Mais le suicide de Benoît Violier ne répond pas à des motivations connues : ni marée en retard, ni rétrogradation. Il avait trois étoiles et n’était pas menacé d’en perdre une. Élu en décembre Meilleur restaurant du monde. « Il cuisinait bien. Il donnait l’impression d’être parfait. » C’était un homme heureux. Il avait tout. Un grand chef dit : « S’il existait une quatrième étoile au Michelin, Benoît l’aurait eue… ». Et lui se demandait : « Comment vais-je faire maintenant, puisque je ne peux pas aller plus haut ? » (Le Monde, 14-15 février 2016)
Il ne pouvait que plafonner sous le verre ou redescendre. 44 ans, chiffre parfait, comme 33. On peut se suicider pour aller chercher sa quatrième étoile plus haut, au ciel des cuisiniers. Loiseau est tombé ; Violier voilier a rejoint Icare.


mardi 1 mars 2016

En lisant de vieux Monde


Plaisir à lire des articles inactuels, périmés de quelques jours, d’un siècle. Devenus intemporels, tellement ils sont dépassés.
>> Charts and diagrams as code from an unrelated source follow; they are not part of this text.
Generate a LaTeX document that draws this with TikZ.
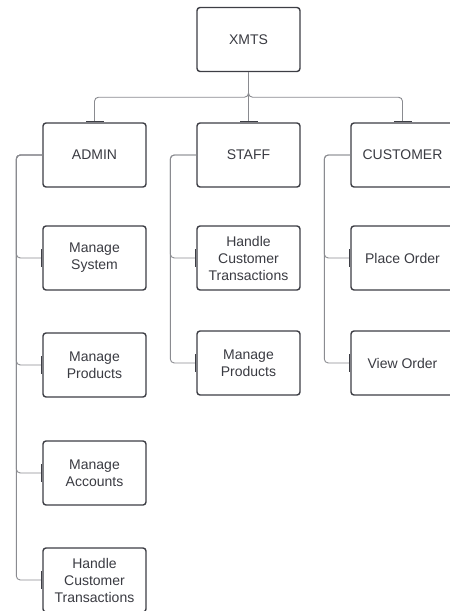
\documentclass[tikz,border=0pt]{standalone}
\usepackage{fontspec}
\setmainfont{Liberation Sans}
\usetikzlibrary{arrows.meta}

\definecolor{boxline}{HTML}{3D3E45}
\definecolor{txtgray}{HTML}{3A3B42}
\definecolor{linkgray}{HTML}{8A8B90}

\tikzset{
	role/.style={draw=boxline, line width=1.4pt, rounded corners=3pt, fill=white,
		minimum width=103pt, minimum height=64pt, align=center, text=txtgray,
		font=\fontsize{14}{17}\selectfont},
	link/.style={draw=linkgray, line width=0.9pt, rounded corners=4pt,
		-{Bar[width=18pt,line width=1.6pt,color=boxline]}},
}

\begin{document}
\begin{tikzpicture}[x=1pt,y=-1pt]
		\useasboundingbox (0,0) rectangle (450,611);
		
		\node[role] (xmts) at (248.5,39.5) {XMTS}; % root
		
		\node[role] (admin) at (94.5,155) {ADMIN};
		\node[role] (staff) at (248.5,155) {STAFF};
		\node[role] (cust) at (402.5,155) {CUSTOMER};
		
		% admin
		\node[role] (asys) at (94.5,258) {Manage\\System};
		\node[role] (aprod) at (94.5,365) {Manage\\Products};
		\node[role] (aacc) at (94.5,473) {Manage\\Accounts};
		\node[role] (atrans) at (94.5,580) {Handle\\Customer\\Transactions};
		
		% staff
		\node[role] (strans) at (248.5,258) {Handle\\Customer\\Transactions};
		\node[role] (sprod) at (248.5,363) {Manage\\Products};
		
		% customer
		\node[role] (cplace) at (402.5,258) {Place Order};
		\node[role] (cview) at (402.5,363) {View Order};
		
		\draw[link] (xmts.south) -- ++(0,25) -| (admin.north);
		\draw[link] (xmts.south) -- (staff.north);
		\draw[link] (xmts.south) -- ++(0,25) -| (cust.north);
		
		\foreach \kid in {asys,aprod,aacc,atrans}
			\draw[link] (admin.west) -- ++(-26,0) |- (\kid.west);
		\foreach \kid in {strans,sprod}
			\draw[link] (staff.west) -- ++(-26,0) |- (\kid.west);
		\foreach \kid in {cplace,cview}
			\draw[link] (cust.west) -- ++(-26,0) |- (\kid.west);
		
\end{tikzpicture}
\end{document}
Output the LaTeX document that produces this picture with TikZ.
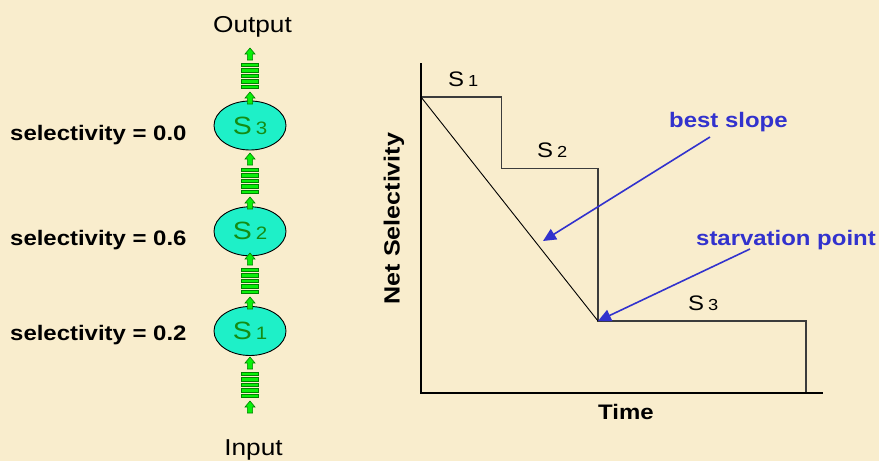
\documentclass[tikz,border=0pt]{standalone}
\usepackage{fontspec}
\setmainfont{Liberation Sans}[FakeStretch=1.14]
\usetikzlibrary{arrows.meta,shapes.geometric}

\definecolor{paper}{RGB}{249,237,205}
\definecolor{stagefill}{RGB}{30,240,200}
\definecolor{stagetext}{RGB}{20,140,20}
\definecolor{gfill}{RGB}{10,240,10}
\definecolor{gline}{RGB}{0,130,0}
\definecolor{callout}{RGB}{50,50,205}
\definecolor{stepgray}{RGB}{60,60,60}

\tikzset{
  lbl/.style={font=\bfseries\fontsize{21}{24}\selectfont, inner sep=0pt, anchor=base west},
  plain/.style={font=\fontsize{23}{26}\selectfont, inner sep=0pt, anchor=base},
  stage/.style={ellipse, draw=black, line width=0.9pt, fill=stagefill,
    minimum width=72pt, minimum height=49pt, inner sep=0pt,
    text=stagetext, font=\fontsize{25}{27}\selectfont},
  calltext/.style={font=\bfseries\fontsize{21}{24}\selectfont, text=callout, inner sep=0pt, anchor=base west},
  callarrow/.style={draw=callout, line width=1.6pt, -{Triangle[length=13pt,width=12pt]}},
  steplabel/.style={font=\fontsize{21}{24}\selectfont, inner sep=0pt, anchor=base west},
  stepline/.style={draw=stepgray, line width=1.4pt},
  axisline/.style={draw=black, line width=2.8pt},
  feedarrow/.pic={
    \filldraw[fill=gfill, draw=gline, line width=0.6pt]
      (0,0) -- (5,6) -- (2.6,6) -- (2.6,12) -- (-2.6,12) -- (-2.6,6) -- (-5,6) -- cycle;
  },
  barstack/.pic={
    \foreach \i in {0,...,4}
      \filldraw[fill=gfill, draw=gline, line width=0.7pt]
        (-8.5,\i*5.5) rectangle (8.5,\i*5.5+3.6);
  },
}

% S with a smaller index digit
\newcommand{\stagename}[2]{S\kern4pt{\fontsize{#2}{#2}\selectfont #1}}

\begin{document}
\begin{tikzpicture}[x=1pt,y=-1pt]
  \fill[paper] (0,0) rectangle (879,461);
  \useasboundingbox (0,0) rectangle (879,461);

  % ---- pipeline of stages ----
  \node[plain] (out) at (252.5,32) {Output};
  \node[plain] (in) at (253.5,455) {Input};

  \node[stage] (s3) at (250,125.5) {\stagename{3}{18}};
  \node[stage] (s2) at (250,231.3) {\stagename{2}{18}};
  \node[stage] (s1) at (250,331)   {\stagename{1}{18}};

  \foreach \t in {48,153,253,357} {
    \pic at (250,\t) {feedarrow};
    \pic at (250,\t+15) {barstack};
    \pic at (250,\t+44) {feedarrow};
  }

  \node[lbl] (sel3) at (10,140)   {selectivity = 0.0};
  \node[lbl] (sel2) at (10,245)   {selectivity = 0.6};
  \node[lbl] (sel1) at (10,340.5) {selectivity = 0.2};

  % ---- selectivity over time ----
  \draw[stepline] (421,97) -- (501.7,97) -- (501.7,168.3) -- (598,168.3)
    -- (598,321) -- (806,321) -- (806,393);
  \draw[black, line width=0.9pt] (421,97) -- (598,321);
  \draw[axisline] (421,63) -- (421,393) -- (823,393);

  \node[steplabel] (l1) at (448,86)  {\stagename{1}{16}};
  \node[steplabel] (l2) at (537,157) {\stagename{2}{16}};
  \node[steplabel] (l3) at (688,310) {\stagename{3}{16}};

  \node[font=\bfseries\fontsize{22}{25}\selectfont, rotate=90, inner sep=0pt] (ylab) at (394,218.5) {Net Selectivity};
  \node[font=\bfseries\fontsize{21}{24}\selectfont, inner sep=0pt, anchor=base west] (xlab) at (598,419) {Time};

  \node[calltext] (best) at (669,127) {best slope};
  \node[calltext] (starve) at (696,245) {starvation point};
  \coordinate (bestfrom) at (710,137);
  \coordinate (bestto) at (543,241);
  \coordinate (starvefrom) at (750,249);
  \coordinate (starveto) at (598,321);
  \draw[callarrow] (bestfrom) -- (bestto);
  \draw[callarrow] (starvefrom) -- (starveto);
\end{tikzpicture}
\end{document}
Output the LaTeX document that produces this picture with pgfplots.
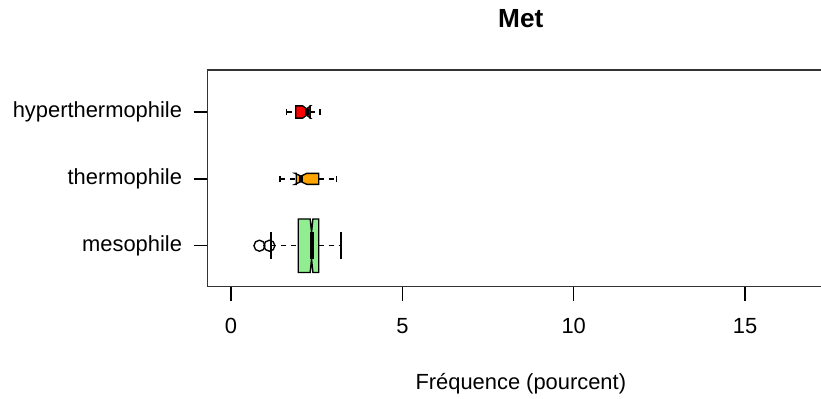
\documentclass[border=0pt]{standalone}
\usepackage{fontspec}
\setmainfont{Liberation Sans}
\usepackage{pgfplots}
\pgfplotsset{compat=1.18}
\definecolor{lgreen}{RGB}{144,238,144}
\definecolor{rorange}{RGB}{255,165,0}
\begin{document}
\fontsize{10.95pt}{13pt}\selectfont
\begin{tikzpicture}
\begin{axis}[
  at={(103.85pt,55.65pt)}, anchor=south west,
  width=313.1pt, height=108.35pt, scale only axis,
  xmin=-0.68, xmax=17.59, ymin=0.387, ymax=3.628,
  axis line style={line width=0.68pt, black!80},
  xtick={0,5,10,15}, xticklabels={0,5,10,15},
  ytick={1,2,3}, yticklabels={mesophile,thermophile,hyperthermophile},
  xtick pos=bottom, ytick pos=left,
  tick align=outside, major tick length=7pt,
  tick style={line width=0.68pt, black},
  xticklabel style={anchor=center, yshift=-12.5pt, font=\fontsize{10.95pt}{13pt}\selectfont},
  yticklabel style={anchor=east, xshift=-2pt, font=\fontsize{10.95pt}{13pt}\selectfont},
  title={\bfseries Met},
  title style={at={(0.5,1)}, anchor=center, yshift=19.5pt, font=\fontsize{13.1pt}{15pt}\selectfont},
  xlabel={Fréquence (pourcent)},
  xlabel style={at={(0.5,0)}, anchor=center, yshift=-48.65pt, font=\fontsize{10.95pt}{13pt}\selectfont},
  cycle list={{black,mark=none}},
  every axis plot/.append style={line width=0.68pt},
  whisk/.style={dash pattern=on 2.5pt off 2.5pt},
]
% mesophile
\addplot[fill=lgreen, draw=black] coordinates {(1.96,0.60) (2.31,0.60) (2.35,0.80) (2.39,0.60) (2.56,0.60) (2.56,1.40) (2.39,1.40) (2.35,1.20) (2.31,1.40) (1.96,1.40)} -- cycle;
\addplot[line width=2pt] coordinates {(2.35,0.80) (2.35,1.20)};
\addplot[whisk] coordinates {(1.17,1) (1.96,1)};
\addplot[whisk] coordinates {(2.56,1) (3.21,1)};
\addplot coordinates {(1.17,0.8) (1.17,1.2)};
\addplot coordinates {(3.21,0.8) (3.21,1.2)};
\addplot[only marks, mark=o, mark size=2.75pt] coordinates {(0.83,1) (1.12,1)};
% thermophile
\addplot[fill=rorange, draw=black] coordinates {(1.905,1.918) (1.87,1.918) (2.04,1.959) (2.21,1.918) (2.56,1.918) (2.56,2.082) (2.21,2.082) (2.04,2.041) (1.87,2.082) (1.905,2.082)} -- cycle;
\addplot[line width=2pt] coordinates {(2.04,1.959) (2.04,2.041)};
\addplot[whisk] coordinates {(1.43,2) (1.905,2)};
\addplot[whisk] coordinates {(2.56,2) (3.08,2)};
\addplot coordinates {(1.43,1.959) (1.43,2.041)};
\addplot coordinates {(3.08,1.959) (3.08,2.041)};
% hyperthermophile
\addplot[fill=red, draw=black] coordinates {(1.89,2.908) (2.09,2.908) (2.21,2.954) (2.32,2.908) (2.31,2.908) (2.31,3.092) (2.32,3.092) (2.21,3.046) (2.09,3.092) (1.89,3.092)} -- cycle;
\addplot[line width=2pt] coordinates {(2.21,2.954) (2.21,3.046)};
\addplot[whisk] coordinates {(1.625,3) (1.89,3)};
\addplot[whisk] coordinates {(2.31,3) (2.60,3)};
\addplot coordinates {(1.625,2.954) (1.625,3.046)};
\addplot coordinates {(2.60,2.954) (2.60,3.046)};
\end{axis}
\pgfresetboundingbox
\useasboundingbox (0,0) rectangle (410.5pt,199pt);
\end{tikzpicture}
\end{document}
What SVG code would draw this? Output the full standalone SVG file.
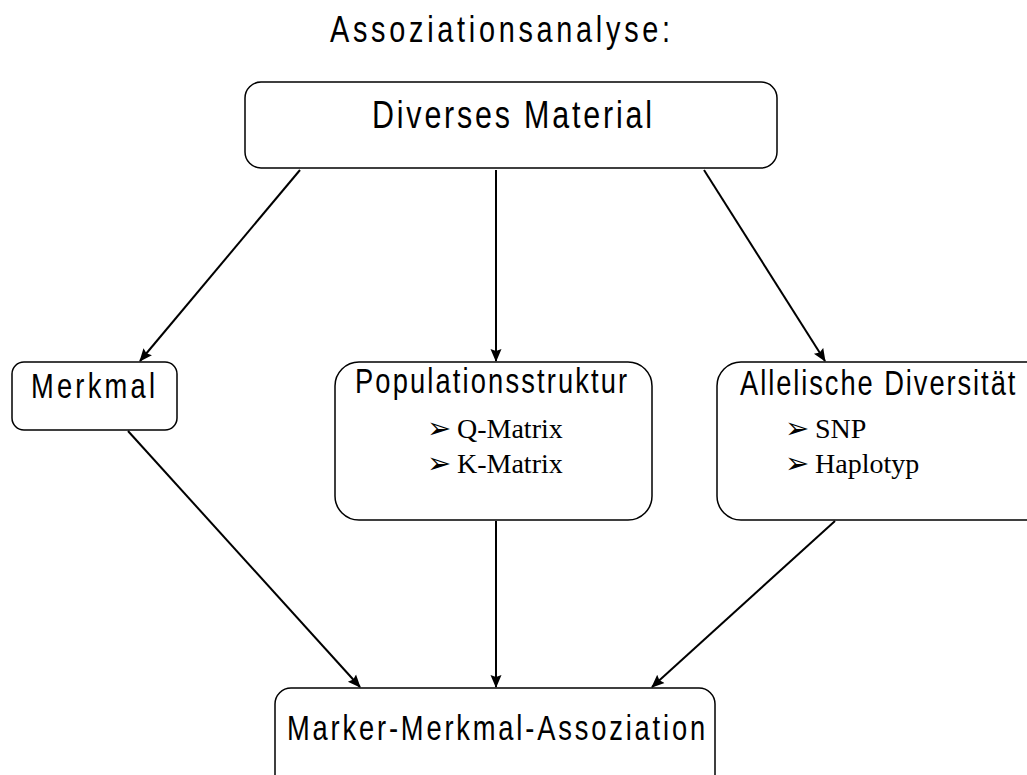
<svg xmlns="http://www.w3.org/2000/svg" width="1027" height="775" viewBox="0 0 1027 775">
<style>
.box{fill:#fff;stroke:#000;stroke-width:1.5}
.h{font-family:"Liberation Sans",Arial,sans-serif;fill:#000}
.s{font-family:"Liberation Serif","Times New Roman",serif;font-size:28px;fill:#000}
.b{font-family:"DejaVu Sans",sans-serif;font-size:29px;fill:#000}
.c{stroke:#000;stroke-width:2;fill:none;marker-end:url(#ah)}
</style>
<defs>
<marker id="ah" markerWidth="13" markerHeight="13" refX="12" refY="6.5" orient="auto" markerUnits="userSpaceOnUse" viewBox="0 0 13 13">
<path d="M0,1 L13,6.5 L0,12 L2,6.5 z" fill="#000"/>
</marker>
</defs>
<rect width="1027" height="775" fill="#fff"/>
<text class="h" transform="translate(330,42) scale(0.78,1)" font-size="37" textLength="436" lengthAdjust="spacing">Assoziationsanalyse:</text>
<g id="connectors">
<line class="c" x1="300" y1="170" x2="140" y2="361"/>
<line class="c" x1="496" y1="170" x2="496" y2="361"/>
<line class="c" x1="704" y1="170" x2="825" y2="361"/>
<line class="c" x1="128" y1="431" x2="360" y2="687"/>
<line class="c" x1="496" y1="521" x2="496" y2="687"/>
<line class="c" x1="835" y1="521" x2="652" y2="687"/>
</g>
<g id="diverses">
<rect class="box" x="245" y="82" width="532" height="86" rx="16"/>
<text class="h" transform="translate(372,128) scale(0.78,1)" font-size="39" textLength="359" lengthAdjust="spacing">Diverses Material</text>
</g>
<g id="merkmal">
<rect class="box" x="12" y="362" width="165" height="68" rx="12"/>
<text class="h" transform="translate(31,398) scale(0.78,1)" font-size="35" textLength="159" lengthAdjust="spacing">Merkmal</text>
</g>
<g id="population">
<rect class="box" x="335" y="362" width="317" height="158" rx="24"/>
<text class="h" transform="translate(355,393) scale(0.78,1)" font-size="35" textLength="349" lengthAdjust="spacing">Populationsstruktur</text>
<text class="b" x="427" y="438">➢</text>
<text class="s" x="457" y="438">Q-Matrix</text>
<text class="b" x="427" y="473">➢</text>
<text class="s" x="457" y="473">K-Matrix</text>
</g>
<g id="allelische">
<rect class="box" x="717" y="362" width="340" height="158" rx="24"/>
<text class="h" transform="translate(740,395) scale(0.78,1)" font-size="35" textLength="353" lengthAdjust="spacing">Allelische Diversität</text>
<text class="b" x="785" y="438">➢</text>
<text class="s" x="815" y="438">SNP</text>
<text class="b" x="785" y="473">➢</text>
<text class="s" x="815" y="473">Haplotyp</text>
</g>
<g id="assoziation">
<rect class="box" x="275" y="688" width="440" height="110" rx="16"/>
<text class="h" transform="translate(287,740) scale(0.78,1)" font-size="35" textLength="536" lengthAdjust="spacing">Marker-Merkmal-Assoziation</text>
</g>
</svg>
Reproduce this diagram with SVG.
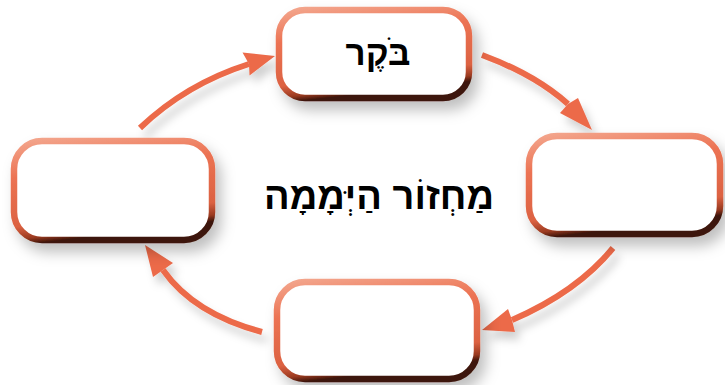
<svg xmlns="http://www.w3.org/2000/svg" width="725" height="385" viewBox="0 0 725 385">
  <defs>
    <linearGradient id="rim" x1="0" y1="0" x2="0.25" y2="1">
      <stop offset="0" stop-color="#f3a58c"/>
      <stop offset="0.35" stop-color="#ec7353"/>
      <stop offset="0.82" stop-color="#dc6242"/>
      <stop offset="0.94" stop-color="#9a3a20"/>
      <stop offset="1" stop-color="#3e150a"/>
    </linearGradient>
    <filter id="shadow" x="-20%" y="-20%" width="140%" height="150%">
      <feDropShadow dx="6" dy="9" stdDeviation="7" flood-color="#000" flood-opacity="0.25"/>
    </filter>
    <filter id="ashadow" x="-20%" y="-20%" width="140%" height="150%">
      <feDropShadow dx="5" dy="8" stdDeviation="4" flood-color="#000" flood-opacity="0.18"/>
    </filter>
  </defs>
  <style>
    .box { fill: #ffffff; stroke: url(#rim); stroke-width: 6.5; filter: url(#shadow); }
    .shaft { fill: none; stroke: #ec6a4a; stroke-width: 6; }
    .head { fill: #ec6a4a; stroke: none; }
    .lbl { font-family: "Liberation Sans", "DejaVu Sans", sans-serif; font-weight: bold; fill: #000; text-anchor: middle; direction: rtl; }
  </style>
  <rect width="725" height="385" fill="#ffffff"/>

  <g id="connectors" filter="url(#ashadow)">
    <path class="shaft" d="M140,128 Q186,84 249,64"/>
    <polygon class="head" points="275,56 242.5,52.5 249,64 249.5,75.5"/>
    <path class="shaft" d="M482,55 Q535,74.5 568,104"/>
    <polygon class="head" points="592,130 578,98 568,104 560,113"/>
    <path class="shaft" d="M613,248 Q577,292 512,320"/>
    <polygon class="head" points="482,330 508,309 512,320 515,332"/>
    <path class="shaft" d="M262,332 Q194,314 163,270"/>
    <polygon class="head" points="145,245 153,277 163,270 173,263"/>
  </g>

  <g id="node-morning">
    <rect class="box" x="279" y="10" width="190" height="88" rx="26"/>
    <text class="lbl" x="378" y="65" font-size="35">בֹּקֶר</text>
  </g>
  <g id="node-right">
    <rect class="box" x="529" y="136" width="191" height="98" rx="28"/>
  </g>
  <g id="node-bottom">
    <rect class="box" x="277" y="282" width="200" height="97" rx="28"/>
  </g>
  <g id="node-left">
    <rect class="box" x="14" y="141" width="198" height="99" rx="28"/>
  </g>
  <g id="title">
    <text class="lbl" x="379" y="209" font-size="38">מַחְזוֹר הַיְּמָמָה</text>
  </g>
</svg>
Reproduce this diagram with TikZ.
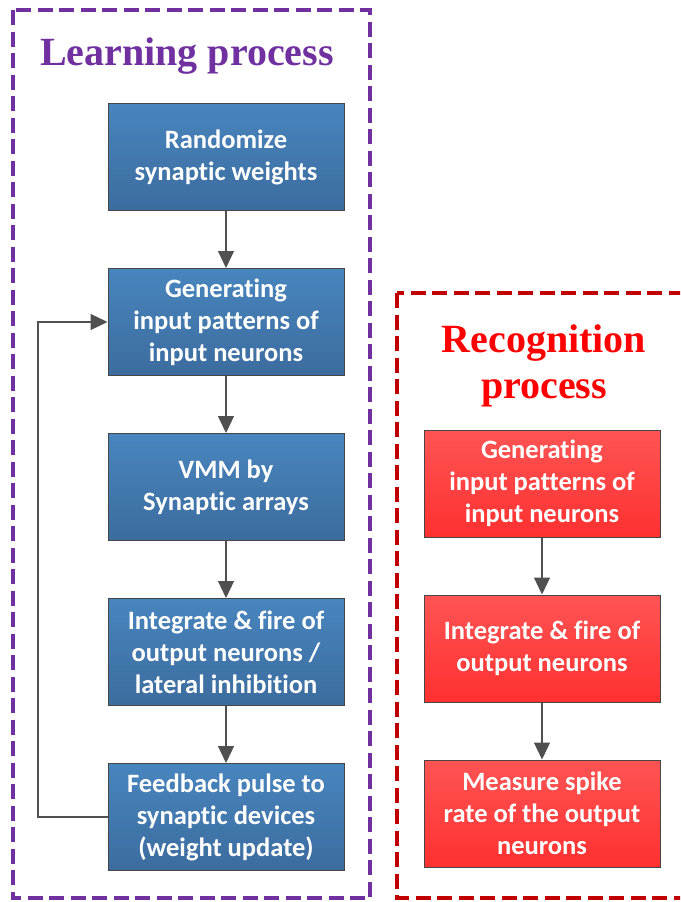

Mort d’Anissa Makhlouf (6 février 2016), mère de Bachar Al-Assad. Il avait donc une mère, qui lui a peut-être tiré une larme. Institutrice, elle était attachée à la discipline. Jusqu’à la mort de son mari, Hafez Al-Assad, elle se limita « aux visites rendues aux orphelins des soldats morts ». Sous le règne de son fils, le nombre des orphelins augmenta en telle quantité qu’elle dut arrêter ses visites.


« Lustiger entre deux points cardinaux » (5 février). En lisant les premières lignes de l’article, on comprend cette expression mystérieuse : le cardinal Lustiger, né juif, s’était converti au christianisme. Le journaliste n’aurait-il pas pu écrire : « entre judaïsme et christianisme » ? Non, car il faut désormais une « accroche » accrocheuse. C’est Libération qui a introduit, il y a longtemps, cette mode des jeux de mots sérieux, repris aux jeux de mots comiques du Canard enchaîné. On peut préférer le temps neutre où Le Monde écrivait tout uniment : « Anquetil est mort », au lieu de titrer, comme les autres : « Anquetil : le dernier tour de piste ».


Un concert commencé le 13 novembre 2015 et terminé le 16 février 2016. C’est sans doute le plus long entracte de l’histoire du spectacle vivant.